If we then use a procedure to loop through all columns of the history table and compare each row to its previous value, identifying changed values is straight forward:

create or replace procedure history.salesforce_log.p_convert_record_history_to_changelog (I_TABLE varchar)
returns varchar
language sql
AS
$$
declare
  columns cursor for select column_name from history.information_schema.columns where table_catalog = 'HISTORY' and table_schema = 'SALESFORCE' and table_name = upper(?);
  column_name varchar;
  sql_text varchar;
begin
  -- Truncate change log
  execute immediate 'truncate table history.salesforce_log.' || I_TABLE;

  -- Open cursor for this table
  open columns using (I_TABLE);

  -- Loop through each column
  for record in columns do
    column_name := record.column_name;
    -- Ignore system fields
    if (column_name != 'ID' 
      and column_name != 'LASTMODIFIEDBYID'
      and column_name != 'LASTSTAGECHANGEDATE' 
      and column_name != 'LASTMODIFIEDDATE'
      and column_name != 'SYSTEMMODSTAMP' 
      and column_name != 'LASTREFERENCEDDATE'
      and column_name != 'LASTVIEWEDDATE') then
      sql_text := '
        insert into history.salesforce_log.' || I_TABLE || '
        select
          id
          , systemmodstamp as modified
          , lag(systemmodstamp) over (partition by id order by systemmodstamp asc) as modified_lag
          , lastmodifiedbyid as modified_by
          , ''' || column_name || ''' as field
          , cast(lag(' || column_name || ') over (partition by id order by systemmodstamp asc) as string) as old_value
          , cast(' || column_name || ' as string) as new_value
          , current_timestamp()  as inserted
        from history.salesforce.' || I_TABLE || '
        qualify lag(systemmodstamp) over (partition by id order by systemmodstamp asc) is not null
          and equal_null(lag(' || column_name || ') over (partition by id order by systemmodstamp asc), ' || column_name || ') = false
      ';
      execute immediate sql_text;
    end if;
  end for;

  -- Close cursor
  close columns;

  return 'Converted Record History to Change Log';
end;
$$
;

Since this SQL procedure involves using a cursor, one might be tempted to use a JavaScript or Python procedure instead. But we want to run the critical part of this procedure asynchronously in the next step, so it’s definitely worth keeping it in SQL.

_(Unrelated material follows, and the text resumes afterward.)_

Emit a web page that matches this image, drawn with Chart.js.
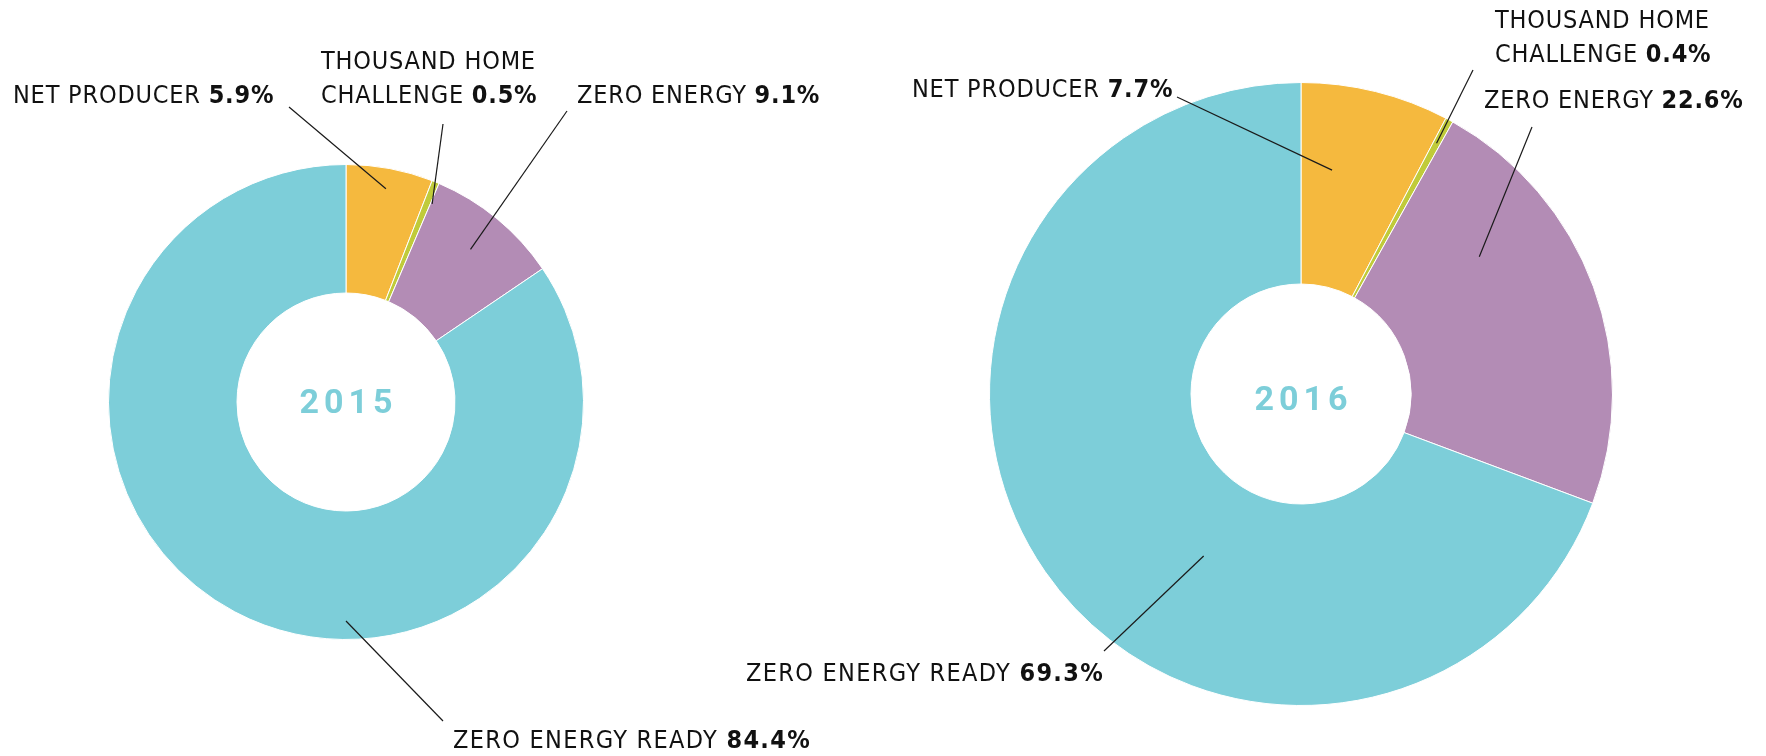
<!DOCTYPE html>
<html>
<head>
<meta charset="utf-8">
<script src="https://cdn.jsdelivr.net/npm/chart.js@4.4.1/dist/chart.umd.min.js"></script>
<style>
    html, body { margin: 0; padding: 0; background: #fff; }
    #wrap { position: relative; width: 1766px; height: 756px; }
    #wrap canvas { position: absolute; left: 0; top: 0; }
</style>
</head>
<body>
<div id="wrap">
    <canvas id="chart2015" width="1766" height="756"></canvas>
    <canvas id="chart2016" width="1766" height="756"></canvas>
</div>
<script>
// Data
const categories = ['NET PRODUCER', 'THOUSAND HOME\nCHALLENGE', 'ZERO ENERGY', 'ZERO ENERGY READY'];
const years = ['2015', '2016'];
const values2015 = [5.9, 0.5, 9.1, 84.4];
const values2016 = [7.7, 0.4, 22.6, 69.3];
const colors = ['#F5B93E', '#C0CB3A', '#B38CB5', '#7DCED9'];

const LABEL_FONT = "'Liberation Sans Narrow', 'DejaVu Sans Condensed', 'Roboto Condensed', Roboto, sans-serif";
const YEAR_FONT = "Roboto, 'DejaVu Sans', sans-serif";

// label placement per slice: text left x, first line y, letter spacing,
// leader start point, leader end (angle from top in deg, radius px)
const labels2015 = [
    { x: 13,  y: 96,  spacing: 0.8, from: [289, 107], to: [10.6, 217] },
    { x: 321, y: 62,  spacing: 0.8, from: [443, 124], to: [23.5, 216] },
    { x: 577, y: 96,  spacing: 0.8, from: [567, 111], to: [39.2, 197] },
    { x: 453, y: 741, spacing: 1.3, from: [443, 721], to: [180, 219] }
];
const labels2016 = [
    { x: 912,  y: 90,  spacing: 0.8, from: [1177, 97],  to: [7.9, 226] },
    { x: 1495, y: 21,  spacing: 0.8, from: [1473, 70],  to: [28.4, 285] },
    { x: 1484, y: 101, spacing: 0.8, from: [1532, 127], to: [52.4, 225] },
    { x: 746,  y: 674, spacing: 1.3, from: [1104, 651], to: [211, 189] }
];

const calloutPlugin = {
    id: 'callouts',
    afterDraw(chart, args, opts) {
        const ctx = chart.ctx;
        const arc = chart.getDatasetMeta(0).data[0];
        const cx = arc.x, cy = arc.y;
        const values = chart.data.datasets[0].data;

        ctx.save();
        // leader lines
        ctx.strokeStyle = '#1a1a1a';
        ctx.lineWidth = 1.2;
        opts.labels.forEach(l => {
            const a = l.to[0] * Math.PI / 180;
            ctx.beginPath();
            ctx.moveTo(l.from[0], l.from[1]);
            ctx.lineTo(cx + l.to[1] * Math.sin(a), cy - l.to[1] * Math.cos(a));
            ctx.stroke();
        });

        // label text
        ctx.textBaseline = 'middle';
        ctx.textAlign = 'left';
        opts.labels.forEach((l, i) => {
            const lines = chart.data.labels[i].split('\n');
            ctx.letterSpacing = l.spacing + 'px';
            lines.forEach((txt, j) => {
                const y = l.y + j * 34;
                ctx.fillStyle = '#111';
                ctx.font = '300 25px ' + LABEL_FONT;
                let x = l.x;
                const last = j === lines.length - 1;
                const main = last ? txt + ' ' : txt;
                ctx.fillText(main, x, y);
                if (last) {
                    x += ctx.measureText(main).width;
                    ctx.font = 'bold 25px ' + LABEL_FONT;
                    ctx.fillText(values[i].toFixed(1) + '%', x, y);
                }
            });
        });

        // year in the hole
        ctx.letterSpacing = '5px';
        ctx.textAlign = 'center';
        ctx.fillStyle = '#7DCED9';
        ctx.font = 'bold 34px ' + YEAR_FONT;
        ctx.fillText(opts.year, cx + 2.5, cy + opts.yearShift);
        ctx.restore();
    }
};

function makeDonut(id, values, year, labels, padding, cutout, yearShift) {
    return new Chart(document.getElementById(id), {
        type: 'doughnut',
        data: {
            labels: categories,
            datasets: [{
                data: values,
                backgroundColor: colors,
                borderColor: '#ffffff',
                borderWidth: 1
            }]
        },
        options: {
            responsive: false,
            animation: false,
            cutout: cutout,
            layout: { padding: padding },
            plugins: {
                legend: { display: false },
                tooltip: { enabled: false },
                callouts: { labels: labels, year: year, yearShift: yearShift }
            }
        },
        plugins: [calloutPlugin]
    });
}

makeDonut('chart2015', values2015, years[0], labels2015,
    { left: 108, top: 164, right: 1182, bottom: 116 }, 109, 2);
makeDonut('chart2016', values2016, years[1], labels2016,
    { left: 989, top: 82, right: 153, bottom: 50 }, 110, 7);
</script>
</body>
</html>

As async and await are currently only available in SQL

Side note: this procedure scans the whole history in every run as we don’t know automatically which rows were last inserted into the history and, hence, can’t just compare those with their previous versions. This is why the procedure initially needs about 27 minutes in my case (That is for a total of about 25kk rows over about 600-something columns across 3 tables). This could be improved by simply adding an insert timestamp to the history table and delta-processing only the most recently inserted versions of records, but there is another option for improvement:

async and await

Each insert of the for-loop in the procedure above can be considered a child-job of the procedure. If we don’t do them sequentially, but rather queue all of them and allow multiple inserts to be processed in parallel, this utilizes the Snowflake warehouse much more efficiently. And the change in the procedure is remarkably tiny:

create or replace procedure history.salesforce_log.p_convert_record_history_to_changelog (I_TABLE varchar)
returns varchar
language sql
AS
$$
declare
  [...]
begin
  [...]

  -- Loop through each column
  for record in columns do
    [...]
    if [...]
      sql_text := '
        [...]
      ';

      -- !!! here is the 1st of 2 changes:
      async (execute immediate sql_text);
      -- !!! that's it!

    end if;
  end for;

  -- Close cursor
  close columns;

  -- !!! and here is the 2nd of 2 changes:
  await all;
  -- !!! and done

  return 'Converted Record History to Change Log';
end;
$$
;

Really all we have to do is calling the inserts asynchronously and wait for them all to finish. This reduces - with everything else remaining equal - the runtime of the procedure to about 3 minutes - or about 12% of the original value.

Should I still improve the procedure to process new history records in delta-loads? Probably, but for the purpose of this article, I’ll call it a day and am very happy with the improvement requiring a total of 20 additional characters in my procedure.